Цезарь, Оппию и Бальбу.

«Клянусь вам, что с большим удовольствием узнал из вашего письма об одобрении того, что произошло в Корфинии. Я последую вашим советам; это будет для меня тем более просто, что они находятся в согласии с моими намерениями. Да, я буду настолько мягок, насколько это будет возможно, и я сделаю все, чтобы вернуть Помпея. Попробуем это средство, чтобы завоевать сердца и сделать нашу победу долговечной. Мои предшественники не смогли изгнать ненависть жестокостью, и не сумели насилием закрепить свой триумф, за исключением, однако, Суллы. Но я не намерен становиться его подражателем. Мы изыщем новые способы побеждать, и утвердимся за счет милосердия и великодушия. Теперь, как же следует поступить, чтобы добиться этого? У меня в голове уже есть кое-какие мысли, и к ним, я надеюсь, добавятся и новые. Прошу вас, вы тоже, со своей стороны, подумайте об этом.

Кстати, Нумерий Магий, префект Помпея, был схвачен моими войсками. Встретившись с ним, я поступил так, как решил, то есть немедленно вернул ему свободу. После этого еще два префекта Помпея оказались в моей власти. Их я тоже отпустил. Если они захотят выразить мне свою признательность, пусть они убедят Помпея быть скорее моим другом, чем другом моих врагов, чьи козни и происки привели Республику к тому плачевному состоянию, в котором мы ее видим».

А что же такого сделал Цезарь в Корфинии, чтобы заслужить одобрение Оппия и Бальба?

Цезарь осадил город Корфиний. Как это случалось прежде, и как это должно было случиться вновь, жители сдали город; но, сдав ему город, они сдали ему и людей Помпея: Лентула, – не того Лентула, который спасался так живо, что забыл запереть двери сокровищницы, нет: этот Лентул – Лентул Спинтер, друг Цицерона; вскоре Цицерон будет говорить о нем в письме к Цезарю; – Домиция Агенобарба, предка Нерона, Вителла Руфа, Квинтилия Вара, Луция Рубия и многих других.

Все эти люди приготовились к смерти; они были так уверены, что им не избежать ее, что Домиций попросил дать ему яд и проглотил его. К счастью, тот человек, к которому он обратился, в расчете на великодушие Цезаря дал Домицию безвредное питье. – Не будем забывать об этом Домиции: даже после помилования он останется одним из злейших врагов Цезаря.

Полагая, что Цезарь будет верен традициям гражданской войны, они не надеялись избежать казни. Марий и Сулла предали смерти очень многих, кто уж точно заслуживал меньшего, чем они. Что сделал Цезарь?

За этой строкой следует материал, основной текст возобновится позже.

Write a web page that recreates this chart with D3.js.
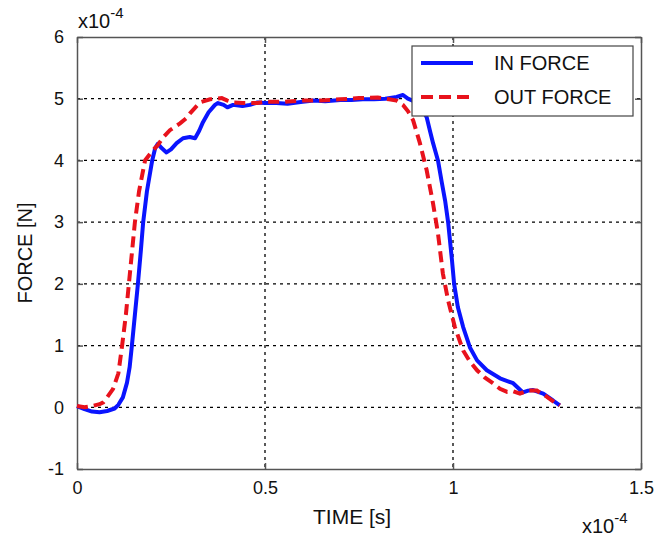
<!DOCTYPE html>
<html>
<head>
<meta charset="utf-8">
<script src="https://cdn.jsdelivr.net/npm/d3@7"></script>
<style>
  body { margin: 0; background: #fff; }
  svg { font-family: "Liberation Sans", Arial, sans-serif; }
</style>
</head>
<body>
<script>
// time in units of 1e-4 s, force in units of 1e-4 N
const inTime = [0, 0.02, 0.04, 0.06, 0.08, 0.1, 0.11, 0.122, 0.133, 0.14, 0.146, 0.154, 0.162, 0.17, 0.176, 0.186, 0.2, 0.208, 0.215, 0.225, 0.238, 0.25, 0.265, 0.282, 0.3, 0.314, 0.325, 0.335, 0.35, 0.367, 0.375, 0.39, 0.4, 0.415, 0.44, 0.46, 0.48, 0.5, 0.53, 0.56, 0.6, 0.63, 0.66, 0.7, 0.73, 0.76, 0.79, 0.82, 0.85, 0.867, 0.88, 0.9, 0.915, 0.93, 0.94, 0.947, 0.96, 0.97, 0.979, 0.987, 0.997, 1.003, 1.013, 1.027, 1.045, 1.064, 1.09, 1.125, 1.16, 1.186, 1.2, 1.213, 1.24, 1.266, 1.284];
const inForce = [0.02, -0.03, -0.07, -0.08, -0.06, -0.02, 0.04, 0.16, 0.4, 0.65, 1.0, 1.5, 2.0, 2.55, 3.0, 3.5, 4.0, 4.2, 4.27, 4.2, 4.13, 4.18, 4.28, 4.36, 4.38, 4.36, 4.48, 4.62, 4.78, 4.9, 4.93, 4.9, 4.86, 4.9, 4.88, 4.9, 4.94, 4.93, 4.93, 4.92, 4.95, 4.97, 4.96, 4.98, 4.98, 4.99, 4.99, 5.0, 5.03, 5.06, 5.0, 4.95, 4.85, 4.7, 4.45, 4.28, 4.0, 3.65, 3.35, 3.0, 2.4, 2.0, 1.62, 1.3, 0.97, 0.76, 0.6, 0.47, 0.39, 0.24, 0.27, 0.28, 0.22, 0.11, 0.03];

const outTime = [0, 0.02, 0.04, 0.06, 0.07, 0.08, 0.096, 0.11, 0.12, 0.13, 0.138, 0.146, 0.154, 0.165, 0.181, 0.2, 0.215, 0.23, 0.247, 0.274, 0.29, 0.3, 0.315, 0.327, 0.354, 0.385, 0.4, 0.415, 0.44, 0.48, 0.5, 0.55, 0.6, 0.65, 0.7, 0.75, 0.8, 0.83, 0.85, 0.867, 0.88, 0.894, 0.912, 0.93, 0.947, 0.96, 0.973, 0.987, 1.005, 1.027, 1.045, 1.064, 1.085, 1.106, 1.125, 1.144, 1.16, 1.178, 1.197, 1.223, 1.25, 1.27, 1.284];
const outForce = [0.02, 0.0, 0.02, 0.05, 0.08, 0.16, 0.3, 0.55, 1.0, 1.5, 2.0, 2.5, 3.0, 3.5, 4.0, 4.15, 4.25, 4.38, 4.49, 4.6, 4.68, 4.76, 4.86, 4.94, 4.99, 5.01, 4.97, 4.94, 4.93, 4.93, 4.95, 4.95, 4.97, 4.97, 4.99, 5.01, 5.02, 4.99, 4.97, 4.9, 4.8, 4.65, 4.28, 3.84, 3.3, 2.82, 2.17, 1.73, 1.3, 0.92, 0.74, 0.6, 0.48, 0.39, 0.3, 0.25, 0.26, 0.22, 0.27, 0.27, 0.17, 0.08, 0.03];

const xTicks = [0, 0.5, 1, 1.5];
const yTicks = [-1, 0, 1, 2, 3, 4, 5, 6];
const seriesNames = ['IN FORCE', 'OUT FORCE'];

const width = 666, height = 537;
const margin = {left: 77, top: 37, right: 25, bottom: 68};
const plotW = width - margin.left - margin.right;
const plotH = height - margin.top - margin.bottom;

let svg = d3.select('body').append('svg')
    .attr('width', width)
    .attr('height', height);

let xScale = d3.scaleLinear().domain([0, 1.5]).range([0, plotW]);
let yScale = d3.scaleLinear().domain([-1, 6]).range([plotH, 0]);

let g = svg.append('g').attr('transform', `translate(${margin.left}, ${margin.top})`);

//grid
g.append('g').selectAll('line')
    .data(xTicks.slice(1, -1))
    .enter().append('line')
    .attr('x1', d => xScale(d)).attr('x2', d => xScale(d))
    .attr('y1', 0).attr('y2', plotH)
    .attr('stroke', '#000').attr('stroke-width', 1.3)
    .attr('stroke-dasharray', '3,4');
g.append('g').selectAll('line')
    .data(yTicks.slice(1, -1))
    .enter().append('line')
    .attr('x1', 0).attr('x2', plotW)
    .attr('y1', d => yScale(d)).attr('y2', d => yScale(d))
    .attr('stroke', '#000').attr('stroke-width', 1.3)
    .attr('stroke-dasharray', '3,4');

//axes with inward ticks
const tickLen = 6;
const fmt = d => String(d);
let xAxis = d3.axisBottom(xScale).tickValues(xTicks).tickSizeInner(-tickLen).tickSizeOuter(0).tickPadding(12).tickFormat(fmt);
let xAxisTop = d3.axisTop(xScale).tickValues(xTicks).tickSizeInner(-tickLen).tickSizeOuter(0).tickFormat('');
let yAxis = d3.axisLeft(yScale).tickValues(yTicks).tickSizeInner(-tickLen).tickSizeOuter(0).tickPadding(13).tickFormat(fmt);
let yAxisRight = d3.axisRight(yScale).tickValues(yTicks).tickSizeInner(-tickLen).tickSizeOuter(0).tickFormat('');

g.append('g').attr('transform', `translate(0, ${plotH})`).call(xAxis);
g.append('g').call(xAxisTop);
g.append('g').call(yAxis);
g.append('g').attr('transform', `translate(${plotW}, 0)`).call(yAxisRight);

g.selectAll('.domain, .tick line').attr('stroke', '#555').attr('stroke-width', 1.5);
g.selectAll('.tick text').attr('font-size', 18).attr('fill', '#111');

//series
let line = d3.line().x(d => xScale(d[0])).y(d => yScale(d[1]));
let inData = inTime.map((t, i) => [t, inForce[i]]);
let outData = outTime.map((t, i) => [t, outForce[i]]);

g.append('path').datum(inData)
    .attr('d', line).attr('fill', 'none')
    .attr('stroke', '#0a14ff').attr('stroke-width', 4).attr('stroke-linejoin', 'round');
g.append('path').datum(outData)
    .attr('d', line).attr('fill', 'none')
    .attr('stroke', '#e8121c').attr('stroke-width', 4)
    .attr('stroke-dasharray', '11,6');

//legend
let legend = svg.append('g').attr('transform', 'translate(412, 46)');
legend.append('rect')
    .attr('width', 221).attr('height', 70)
    .attr('fill', '#fff').attr('stroke', '#444').attr('stroke-width', 1.2);
legend.selectAll('line.key')
    .data(seriesNames)
    .enter().append('line')
    .attr('class', 'key')
    .attr('x1', 9).attr('x2', 61)
    .attr('y1', (d, i) => 17 + i * 34).attr('y2', (d, i) => 17 + i * 34)
    .attr('stroke', (d, i) => i === 0 ? '#0a14ff' : '#e8121c')
    .attr('stroke-width', 4)
    .attr('stroke-dasharray', (d, i) => i === 0 ? null : '12,6');
legend.selectAll('text')
    .data(seriesNames)
    .enter().append('text')
    .attr('x', 82).attr('y', (d, i) => 24 + i * 34)
    .attr('font-size', 20).attr('fill', '#111')
    .text(d => d);

//labels
svg.append('text')
    .attr('x', 313).attr('y', 524)
    .attr('font-size', 21).attr('fill', '#111')
    .text('TIME [s]');
svg.append('text')
    .attr('transform', `translate(32, ${margin.top + plotH / 2}) rotate(-90)`)
    .attr('text-anchor', 'middle').attr('font-size', 20).attr('fill', '#111')
    .text('FORCE [N]');

const addExp = (x, y) => {
    let t = svg.append('text').attr('x', x).attr('y', y).attr('font-size', 20).attr('fill', '#111');
    t.append('tspan').text('x10');
    t.append('tspan').attr('dy', -10).attr('font-size', 15).text('-4');
};
addExp(78, 28);
addExp(582, 533);
</script>
</body>
</html>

Произнес небольшую речь, в которой он попенял двоим-троим из своих друзей за то, что они повернули оружие против него; и затем, защитив их от оскорблений солдат, отпустил их целыми и невредимыми.

Более того, он велел вернуть Домицию сто тысяч золотых филиппов, отданных им на хранение магистратам, хотя он прекрасно знал, что эти деньги не принадлежат Домицию, но что это деньги из казны, и их дали ему на то, чтобы он оплатил солдат, которые должны были сражаться против него, Цезаря.

Вот что он сделал в Корфинии, и вот за что его хвалили Оппий и Бальб, которым он поручил вернуть к нему Цицерона.

И действительно, Бальб написал Цицерону сам, переслал ему письмо Цезаря, убедил его, и Цицерон вскричал, что он знает Цезаря, что Цезарь – это сама доброта, и что он никогда не считал его способным на кровопролитие. Тогда Цезарь сам написал Цицерону:

Цезарь, император, шлет привет Цицерону, императору!

«Ты ничуть не ошибался, и ты действительно прекрасно знаешь меня. Ничто так не чуждо мне, как жестокость. Я счастлив и горд, уверяю тебя, что ты обо мне такого мнения. Мне говорят, что люди, которых я отпустил целыми и невредимыми, воспользуются своей свободой, подаренной им мною, чтобы направить против меня оружие. Что ж! пусть они поступают так: я останусь верен себе, они – себе. Но сделай для меня одну вещь: пусть я как можно скорее увижу тебя в Риме, чтобы я мог, как я уже привык, прибегнуть к твоим советам и во всем пользоваться твоей помощью. Никто так не дорог мне, как твой бесценный Долабелла, можешь быть уверен в этом. Его доброта, его рассудительность, его нежность ко мне тебе в том порукой».